Pobreza espiritual y material
El discípulo sabe que “amar el mundo es odiar a Dios” (St 4, 4). Reconoce que la acumulación de las riquezas produce pobreza espiritual y material, que la búsqueda de la vana gloria apaga la autenticidad, que la sed de dominio suprime la libertad propia y la ajena. Estas cosas que el mundo ama tanto, hasta el punto de convertirlas en principio del propio obrar (cf. 1Jn 2, 16), no son sino la perversión de los deseos más profundos del hombre. Prometen vida, pero causan la muerte; destruyen la humanidad del hombre y le cavan adentro un vacío siempre mayor. El que vive en el amor y sabe compartir, en la libertad del servicio recíproco y en la verdad, es como la luz que disipa las tinieblas. Por eso las tinieblas lo odian. Los verdaderos cristianos no son odiados porque se marginan u obran mal (cf. 1P 4, 16). Son odiados porque obran el bien, son marginados porque muestran esa diversidad a la cual cada uno se siente íntimamente llamado: a llegar a ser como aquel que dijo: “Sean santos, porque yo soy santo” (Lv 11, 44). El cristiano disturba porque invierte los criterios sobre los cuales se rige el mundo.
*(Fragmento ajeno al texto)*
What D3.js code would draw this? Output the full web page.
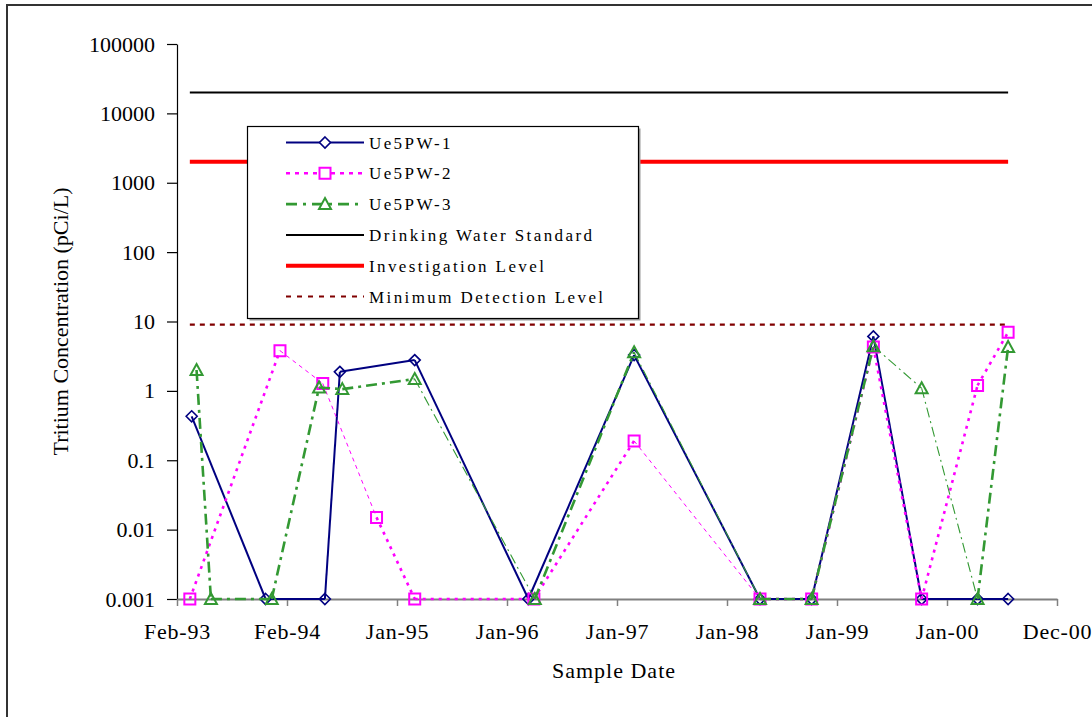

Al homo homini lupus (el hombre es un lobo para otro hombre) le responde con el principio homo homini Deus (el hombre es Dios para otro hombre): el hombre está llamado a ser no como un lobo, sino como Dios con respecto a otro hombre. Y esto sucede en el testimonio de un amor que no ejerce la violencia, ni siquiera cuando le toca soportarla. No se deja vencer del mal, sino que vence el mal con el bien (Rm 12, 21).
Fausti, Silvano, Una comunidad lee el Evangelio de Juan, San Pablo, Bogotá, 2008, p. 427.